Integrated extraction and catalytic upgrading of microalgae lipids in supercritical carbon dioxide

Abstract

Fatty acids from microalgae are attractive compounds for catalytic upgrading to chemicals, but their extraction often requires multi-step procedures and the use of various organic solvents. To relieve this bottleneck, we propose a straightforward approach of combined extraction and catalytic functionalization via olefin cross-metathesis (ethenolysis and butenolysis) in supercritical CO₂ (scCO₂). This is demonstrated for Phaeodactylum tricornutum microalgae biomass. ScCO₂ at optimum conditions (90 °C, 620 atm, ρ(CO₂) = 0.90 g mL⁻¹) extracted the lipids selectively and quantitatively from previously disrupted cells, while organic solvent extraction for comparison additionally extracted polar diacylglycerides and chlorophylls. In a one-pot approach, olefin cross-metathesis of the unsaturated fatty acids (FA16:1, FA18:1 and FA20:5) by alkenolysis yielded the desirable mid-chain olefin and unsaturated ester products.
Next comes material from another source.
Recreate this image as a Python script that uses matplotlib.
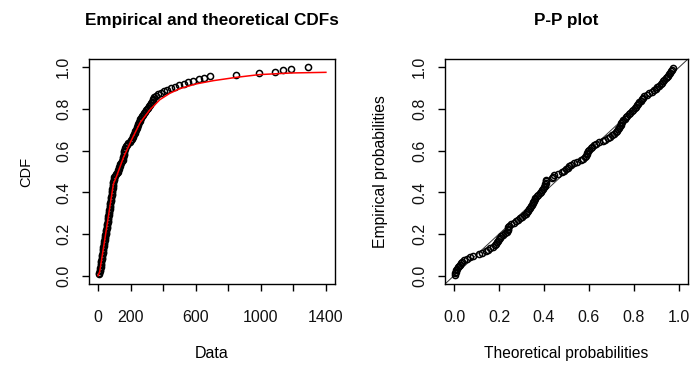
import numpy as np
import matplotlib
matplotlib.use("Agg")
import matplotlib.pyplot as plt
from matplotlib import font_manager

# observed values, sorted (empirical CDF panel)
data = [
    3, 7, 10, 12, 13, 15, 16, 17, 19, 20,
    22, 23, 25, 26, 28, 29, 30, 32, 33, 35,
    36, 38, 39, 40, 42, 43, 45, 46, 48, 49,
    50, 52, 53, 55, 56, 58, 59, 60, 62, 63,
    65, 66, 68, 69, 70, 72, 73, 75, 76, 78,
    79, 80, 82, 83, 85, 86, 87, 88, 89, 90,
    91, 92, 94, 95, 96, 98, 105, 110, 116, 120,
    124, 127, 130, 134, 137, 140, 145, 150, 153, 155,
    157, 158, 160, 162, 164, 166, 170, 178, 186, 193,
    200, 206, 212, 217, 222, 226, 229, 232, 236, 240,
    244, 248, 252, 256, 260, 265, 270, 276, 282, 289,
    296, 303, 309, 314, 319, 324, 330, 335, 340, 345,
    355, 368, 385, 405, 425, 445, 470, 495, 525, 550,
    585, 620, 650, 688, 850, 990, 1090, 1135, 1188, 1290,
]

# fitted distribution function (red curve)
curve_x = [0, 10, 43, 94, 114, 155, 207, 258, 319, 380,
           440, 503, 600, 708, 850, 990, 1188, 1400]
curve_F = [0.0, 0.02, 0.183, 0.44, 0.478, 0.566, 0.654, 0.734, 0.797, 0.845,
           0.875, 0.898, 0.92, 0.936, 0.952, 0.965, 0.973, 0.976]

# theoretical probabilities of the sorted observations (P-P panel)
pp_theo = [
    0.004, 0.005, 0.008, 0.010, 0.012, 0.016, 0.020, 0.026, 0.031, 0.037,
    0.045, 0.058, 0.071, 0.085, 0.110, 0.126, 0.140, 0.150, 0.162, 0.172,
    0.180, 0.186, 0.190, 0.194, 0.198, 0.203, 0.209, 0.216, 0.226, 0.234,
    0.238, 0.240, 0.242, 0.245, 0.254, 0.266, 0.276, 0.285, 0.292, 0.301,
    0.310, 0.318, 0.324, 0.328, 0.333, 0.338, 0.342, 0.345, 0.349, 0.353,
    0.356, 0.359, 0.362, 0.368, 0.375, 0.382, 0.388, 0.393, 0.397, 0.400,
    0.403, 0.405, 0.407, 0.409, 0.411, 0.434, 0.440, 0.446, 0.462, 0.478,
    0.490, 0.499, 0.506, 0.513, 0.522, 0.533, 0.548, 0.563, 0.572, 0.580,
    0.585, 0.589, 0.593, 0.597, 0.602, 0.608, 0.614, 0.621, 0.632, 0.646,
    0.660, 0.672, 0.683, 0.694, 0.704, 0.712, 0.719, 0.724, 0.728, 0.732,
    0.736, 0.740, 0.744, 0.748, 0.753, 0.759, 0.765, 0.771, 0.777, 0.784,
    0.790, 0.797, 0.803, 0.808, 0.813, 0.818, 0.824, 0.829, 0.834, 0.840,
    0.846, 0.856, 0.868, 0.879, 0.889, 0.896, 0.904, 0.911, 0.918, 0.924,
    0.930, 0.935, 0.940, 0.945, 0.950, 0.955, 0.960, 0.964, 0.969, 0.974,
]

x_ticks = [0, 200, 400, 600, 800, 1000, 1200, 1400]
x_ticklabels = ["0", "200", "", "600", "", "1000", "", "1400"]
p_ticks = [0.0, 0.2, 0.4, 0.6, 0.8, 1.0]
p_ticklabels = ["0.0", "0.2", "0.4", "0.6", "0.8", "1.0"]


def pick_font(names):
    for name in names:
        try:
            font_manager.findfont(name, fallback_to_default=False)
            return name
        except Exception:
            pass
    return "DejaVu Sans"


body_font = pick_font(["Liberation Sans", "Arial", "DejaVu Sans"])
plt.rcParams["font.family"] = body_font

n = len(data)
ecdf_y = np.arange(1, n + 1) / n
pp_emp = (np.arange(1, n + 1) - 0.5) / n

fig = plt.figure(figsize=(6.97, 3.68), dpi=100)
ax1 = fig.add_axes([89 / 697, 1 - 284 / 368, 246 / 697, 225 / 368])
ax2 = fig.add_axes([445 / 697, 1 - 284 / 368, 243 / 697, 225 / 368])


def r_style(ax):
    for sp in ax.spines.values():
        sp.set_linewidth(1.0)
        sp.set_color("black")
    ax.tick_params(direction="out", length=5, width=1.0, color="black",
                   labelsize=11.5, labelcolor="#111111")
    ax.tick_params(axis="x", pad=14)
    ax.tick_params(axis="y", pad=8)
    ax.margins(0.04)


# empirical and theoretical CDFs
ax1.plot(data, ecdf_y, linestyle="none", marker="o", ms=4.4, mfc="none",
         mec="black", mew=1.1, zorder=2)
ax1.plot(curve_x, curve_F, color="red", lw=1.1, zorder=3)
r_style(ax1)
ax1.set_xticks(x_ticks)
ax1.set_xticklabels(x_ticklabels)
ax1.set_yticks(p_ticks)
ax1.set_yticklabels(p_ticklabels, rotation=90, va="center")
ax1.set_xlabel("Data", fontsize=11.5)
ax1.xaxis.set_label_coords(0.5, (284 - 346) / 225)
ax1.set_ylabel("CDF", fontsize=10.5)
ax1.yaxis.set_label_coords((33 - 89) / 246, 0.5)
ax1.text(0.5, (284 - 20) / 225, "Empirical and theoretical CDFs",
         transform=ax1.transAxes, ha="center", va="center",
         fontsize=12.3, fontweight="bold")

# P-P plot
ax2.plot(pp_theo, pp_emp, linestyle="none", marker="o", ms=4.4, mfc="none",
         mec="black", mew=1.1, zorder=2)
ax2.axline((0, 0), (1, 1), color="#333333", lw=0.7, zorder=1)
r_style(ax2)
ax2.set_xticks(p_ticks)
ax2.set_xticklabels(p_ticklabels)
ax2.set_yticks(p_ticks)
ax2.set_yticklabels(p_ticklabels, rotation=90, va="center")
ax2.set_xlabel("Theoretical probabilities", fontsize=11.2)
ax2.xaxis.set_label_coords(0.5, (284 - 346) / 225)
ax2.set_ylabel("Empirical probabilities", fontsize=11.3)
ax2.yaxis.set_label_coords((388 - 445) / 243, 0.5)
ax2.text(0.5, (284 - 20) / 225, "P-P plot",
         transform=ax2.transAxes, ha="center", va="center",
         fontsize=12.3, fontweight="bold")

fig.savefig("out.png", dpi=100)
The product spectrum compares to alkenolysis of individual model compounds in scCO₂ as well as of separately scCO₂ extracted microalgae oil. Both these ethenolysis and butenolysis proceed with conversions of more than 81% and high selectivities to the desired products. This biorefinery approach was further illustrated by the simultaneous extraction and catalytic isomerizing alkoxycarbonylation in scCO₂.